Treasury Department plans to hire an estimated 87,000 new IRS employees over the next decade if it gets the money. But it insists that those employees will not all be auditors and that many will be replacing some 50,000 employees who are expected to quit or retire in coming years.

“This debate about IRS lends itself to be the most dishonest, demagogic rhetoric that I have seen in the Congress at any point in time,” claimed Rep. Steny Hoyer, D-Md., who recently lost his post as House majority leader following the election.

Charles Rettig, the former commissioner of the IRS, said in a final message to the agency in November that the additional money would help in many areas, not just beefing up tax enforcement. He claimed the investments would make it “even less likely for honest taxpayers to hear from the IRS or receive an audit letter.”
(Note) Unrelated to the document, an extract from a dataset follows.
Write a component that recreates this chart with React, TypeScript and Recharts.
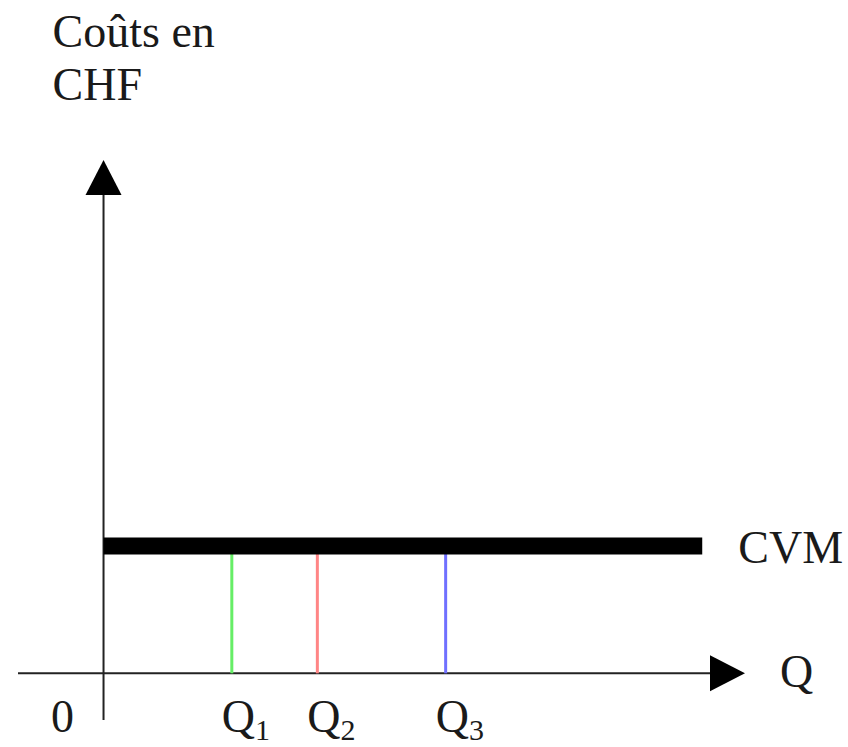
import React from 'react';
import { ComposedChart, Line, XAxis, YAxis, ReferenceDot } from 'recharts';

// quantities marked on the horizontal axis
const quantities = [3, 5, 8];
const quantitySubs = ['1', '2', '3'];
const quantityColors = ['#66ee66', '#ff8585', '#7070ff'];

// average variable cost level (flat) and where it stops
const cvmLevel = 3;
const cvmStart = 0;
const cvmEnd = 14;

// axis extents
const xDomain = [-2, 15];
const yDomain = [-1.1, 12.1];

const FONT = '"Liberation Serif", "Times New Roman", serif';
const INK = '#1a1a1a';

const xAxisLine = [
  { x: xDomain[0], y: 0 },
  { x: 14.5, y: 0 },
];
const yAxisLine = [
  { x: 0, y: yDomain[0] },
  { x: 0, y: 11.6 },
];
const cvmLine = [
  { x: cvmStart, y: cvmLevel },
  { x: cvmEnd, y: cvmLevel },
];

const QTick = (props: any) => {
  const { x, y, payload } = props;
  const v = payload.value;
  if (v === 0) {
    return (
      <text x={x - 41} y={y + 12} textAnchor="middle" fontFamily={FONT} fontSize={46} fill={INK}>
        0
      </text>
    );
  }
  const i = quantities.indexOf(v);
  return (
    <text x={x - 10} y={y + 12} textAnchor="start" fontFamily={FONT} fontSize={46} fill={INK}>
      Q
      <tspan fontSize={30} dy={8}>
        {quantitySubs[i]}
      </tspan>
    </text>
  );
};

const ArrowRight = (props: any) => {
  const { cx, cy } = props;
  return (
    <g>
      <polygon points={`${cx},${cy} ${cx - 35},${cy - 18} ${cx - 35},${cy + 18}`} fill="#000" />
      <text x={cx + 35} y={cy + 14} fontFamily={FONT} fontSize={46} fill={INK}>
        Q
      </text>
    </g>
  );
};

const ArrowUp = (props: any) => {
  const { cx, cy } = props;
  return (
    <g>
      <polygon points={`${cx},${cy} ${cx - 18},${cy + 35} ${cx + 18},${cy + 35}`} fill="#000" />
      <text x={cx - 51} y={cy - 113} fontFamily={FONT} fontSize={46} fill={INK}>
        Coûts en
      </text>
      <text x={cx - 51} y={cy - 60} fontFamily={FONT} fontSize={46} fill={INK}>
        CHF
      </text>
    </g>
  );
};

const CvmLabel = (props: any) => {
  const { cx, cy } = props;
  return (
    <text x={cx + 36} y={cy + 17} fontFamily={FONT} fontSize={46} fill={INK}>
      CVM
    </text>
  );
};

const App: React.FC = () => {
  return (
    <div style={{ position: 'absolute', left: 0, top: 0, width: 848, height: 747, background: '#fff' }}>
      <ComposedChart
        width={848}
        height={747}
        margin={{ top: 160, right: 103, bottom: 0, left: 18 }}
      >
        <XAxis
          type="number"
          dataKey="x"
          domain={xDomain}
          ticks={[0, ...quantities]}
          interval={0}
          tick={<QTick />}
          axisLine={false}
          tickLine={false}
          tickSize={0}
          tickMargin={0}
          height={27}
          allowDataOverflow
        />
        <YAxis type="number" dataKey="y" domain={yDomain} hide width={0} allowDataOverflow />

        <Line data={xAxisLine} dataKey="y" type="linear" stroke="#222" strokeWidth={2} dot={false} activeDot={false} isAnimationActive={false} />
        <Line data={yAxisLine} dataKey="y" type="linear" stroke="#222" strokeWidth={2} dot={false} activeDot={false} isAnimationActive={false} />

        {quantities.map((q, i) => (
          <Line
            key={q}
            data={[
              { x: q, y: 0 },
              { x: q, y: cvmLevel },
            ]}
            dataKey="y"
            type="linear"
            stroke={quantityColors[i]}
            strokeWidth={3}
            dot={false}
            activeDot={false}
            isAnimationActive={false}
          />
        ))}

        <Line
          data={cvmLine}
          dataKey="y"
          type="linear"
          stroke="#000"
          strokeWidth={17}
          strokeLinecap="butt"
          dot={false}
          activeDot={false}
          isAnimationActive={false}
        />

        <ReferenceDot x={xDomain[1]} y={0} r={0} ifOverflow="visible" shape={<ArrowRight />} />
        <ReferenceDot x={0} y={yDomain[1]} r={0} ifOverflow="visible" shape={<ArrowUp />} />
        <ReferenceDot x={cvmEnd} y={cvmLevel} r={0} ifOverflow="visible" shape={<CvmLabel />} />
      </ComposedChart>
    </div>
  );
};

export default App;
Additional funding for the agency has been politically controversial since 2013, when the IRS under the Obama administration was found to have used inappropriate criteria to review tea party groups and other organizations applying for tax-exempt status.

In the ensuing years, the IRS was mostly on the losing end of congressional funding fights, even as a subsequent 2017 report found that both conservative and liberal groups were chosen for scrutiny.
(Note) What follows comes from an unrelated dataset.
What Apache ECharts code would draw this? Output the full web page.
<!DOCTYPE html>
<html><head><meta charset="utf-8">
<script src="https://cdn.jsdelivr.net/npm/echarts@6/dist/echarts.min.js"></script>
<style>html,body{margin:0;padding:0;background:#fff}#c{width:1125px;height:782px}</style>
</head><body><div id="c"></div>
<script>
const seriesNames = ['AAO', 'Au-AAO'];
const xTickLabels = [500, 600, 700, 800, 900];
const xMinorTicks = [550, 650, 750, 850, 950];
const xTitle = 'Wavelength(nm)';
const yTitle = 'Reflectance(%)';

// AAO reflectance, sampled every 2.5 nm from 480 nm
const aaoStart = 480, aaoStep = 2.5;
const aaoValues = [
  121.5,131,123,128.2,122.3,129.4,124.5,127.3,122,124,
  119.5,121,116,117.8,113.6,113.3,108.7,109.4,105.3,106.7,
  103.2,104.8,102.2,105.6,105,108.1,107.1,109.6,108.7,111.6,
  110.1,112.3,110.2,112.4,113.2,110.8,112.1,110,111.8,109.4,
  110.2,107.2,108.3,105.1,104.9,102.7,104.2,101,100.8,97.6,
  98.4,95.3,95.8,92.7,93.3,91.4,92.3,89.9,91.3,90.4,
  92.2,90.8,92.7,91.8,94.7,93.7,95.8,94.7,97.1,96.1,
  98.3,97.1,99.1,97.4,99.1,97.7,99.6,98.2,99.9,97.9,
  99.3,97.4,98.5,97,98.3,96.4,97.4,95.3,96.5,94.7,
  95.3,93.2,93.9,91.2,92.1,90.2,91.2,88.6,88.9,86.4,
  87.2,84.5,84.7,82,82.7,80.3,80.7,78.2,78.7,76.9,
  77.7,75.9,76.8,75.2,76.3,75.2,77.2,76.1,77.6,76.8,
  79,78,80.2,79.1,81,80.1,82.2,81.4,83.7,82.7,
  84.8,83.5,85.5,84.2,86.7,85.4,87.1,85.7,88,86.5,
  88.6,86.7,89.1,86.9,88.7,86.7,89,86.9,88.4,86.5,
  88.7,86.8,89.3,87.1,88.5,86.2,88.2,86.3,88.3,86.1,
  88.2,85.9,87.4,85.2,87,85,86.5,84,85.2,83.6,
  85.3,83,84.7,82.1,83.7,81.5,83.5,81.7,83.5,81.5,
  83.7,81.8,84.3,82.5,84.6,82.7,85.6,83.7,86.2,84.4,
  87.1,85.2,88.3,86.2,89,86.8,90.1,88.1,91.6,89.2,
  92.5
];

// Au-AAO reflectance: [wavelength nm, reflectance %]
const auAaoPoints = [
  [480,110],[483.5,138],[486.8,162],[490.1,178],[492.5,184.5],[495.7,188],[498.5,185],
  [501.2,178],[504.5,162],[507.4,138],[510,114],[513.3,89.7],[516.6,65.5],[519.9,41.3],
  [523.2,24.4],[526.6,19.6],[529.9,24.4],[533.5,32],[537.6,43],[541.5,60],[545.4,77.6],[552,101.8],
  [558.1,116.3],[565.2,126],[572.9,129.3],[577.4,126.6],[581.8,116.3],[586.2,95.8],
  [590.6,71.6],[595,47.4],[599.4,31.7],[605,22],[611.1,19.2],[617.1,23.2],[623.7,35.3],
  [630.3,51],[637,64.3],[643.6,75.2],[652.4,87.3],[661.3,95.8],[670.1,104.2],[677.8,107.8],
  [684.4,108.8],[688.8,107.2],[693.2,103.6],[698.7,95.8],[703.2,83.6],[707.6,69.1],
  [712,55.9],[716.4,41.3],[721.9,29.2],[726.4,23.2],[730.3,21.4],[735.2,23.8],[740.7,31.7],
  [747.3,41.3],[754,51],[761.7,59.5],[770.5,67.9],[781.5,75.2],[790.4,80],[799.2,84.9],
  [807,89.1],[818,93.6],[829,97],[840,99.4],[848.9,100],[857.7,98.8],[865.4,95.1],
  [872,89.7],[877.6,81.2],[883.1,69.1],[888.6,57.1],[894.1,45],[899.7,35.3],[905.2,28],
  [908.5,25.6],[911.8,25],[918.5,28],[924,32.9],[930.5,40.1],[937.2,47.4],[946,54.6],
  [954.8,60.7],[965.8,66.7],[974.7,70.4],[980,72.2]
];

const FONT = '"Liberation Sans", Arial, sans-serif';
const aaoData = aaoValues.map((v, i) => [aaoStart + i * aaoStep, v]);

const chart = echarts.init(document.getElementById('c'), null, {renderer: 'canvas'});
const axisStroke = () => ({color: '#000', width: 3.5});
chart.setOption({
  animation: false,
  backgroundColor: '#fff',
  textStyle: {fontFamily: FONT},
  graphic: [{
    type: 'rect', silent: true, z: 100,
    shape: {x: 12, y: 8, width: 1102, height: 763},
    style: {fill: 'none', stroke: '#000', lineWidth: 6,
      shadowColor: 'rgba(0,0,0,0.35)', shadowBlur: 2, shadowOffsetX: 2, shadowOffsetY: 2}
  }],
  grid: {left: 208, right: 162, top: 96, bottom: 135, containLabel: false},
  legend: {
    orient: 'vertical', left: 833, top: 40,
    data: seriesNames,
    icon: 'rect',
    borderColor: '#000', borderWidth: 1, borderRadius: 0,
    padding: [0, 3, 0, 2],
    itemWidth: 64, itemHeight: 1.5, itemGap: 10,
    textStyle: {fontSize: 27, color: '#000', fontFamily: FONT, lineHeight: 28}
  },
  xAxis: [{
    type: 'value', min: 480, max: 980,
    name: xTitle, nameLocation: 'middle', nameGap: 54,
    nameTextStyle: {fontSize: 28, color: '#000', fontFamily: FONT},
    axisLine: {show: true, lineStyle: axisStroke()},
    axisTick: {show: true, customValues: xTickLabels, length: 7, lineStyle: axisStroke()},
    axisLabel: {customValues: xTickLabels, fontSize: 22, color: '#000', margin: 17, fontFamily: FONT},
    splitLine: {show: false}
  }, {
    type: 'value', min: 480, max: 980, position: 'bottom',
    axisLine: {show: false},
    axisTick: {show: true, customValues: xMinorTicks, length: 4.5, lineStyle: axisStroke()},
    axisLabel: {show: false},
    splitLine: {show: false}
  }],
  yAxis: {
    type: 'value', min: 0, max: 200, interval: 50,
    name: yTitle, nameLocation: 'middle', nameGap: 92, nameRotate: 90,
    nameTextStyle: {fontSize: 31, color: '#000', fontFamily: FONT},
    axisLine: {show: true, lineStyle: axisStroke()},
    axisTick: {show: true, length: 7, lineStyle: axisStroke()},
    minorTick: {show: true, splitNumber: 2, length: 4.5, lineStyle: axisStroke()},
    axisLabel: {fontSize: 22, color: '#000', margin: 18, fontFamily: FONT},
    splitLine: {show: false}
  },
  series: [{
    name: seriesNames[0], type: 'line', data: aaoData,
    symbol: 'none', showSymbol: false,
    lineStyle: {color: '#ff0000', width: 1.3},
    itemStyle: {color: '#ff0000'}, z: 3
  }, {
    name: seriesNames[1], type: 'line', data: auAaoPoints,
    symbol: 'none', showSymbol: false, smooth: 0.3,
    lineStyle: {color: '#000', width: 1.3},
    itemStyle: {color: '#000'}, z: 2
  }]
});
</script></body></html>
In April, Rettig told lawmakers the agency’s budget has decreased by more than 15% over the past decade when accounting for inflation and said the number of full-time employees—79,000 in the last fiscal year—was close to 1974 levels.

But Rep. Nicole Malliotakis, R-N.Y., and other Republicans weren’t buying the argument that the funding would be focused on auditing the wealthy.

“This is meant to nickel-and-dime, audit and harass America’s small businesses and families, who they know cannot afford the legal fees to fight this army,” Malliotakis said.

Sen. Ron Wyden, the Democratic chairman of the Senate Finance Committee, said a decade of Republican-led budget cuts gutted the IRS.

“The only way that House Republicans could make it any more obvious that they’re doing a favor for wealthy tax cheats is by coming out and saying it in exactly those words,” Wyden said. “This bill is going nowhere in the Senate.”

And the White House said President Joe Biden would veto the bill if it gets to his desk, saying that the wealthiest 1% of Americans hide about 20% of their income so they don’t have to pay taxes on it, shifting more of the tax burden to the middle class.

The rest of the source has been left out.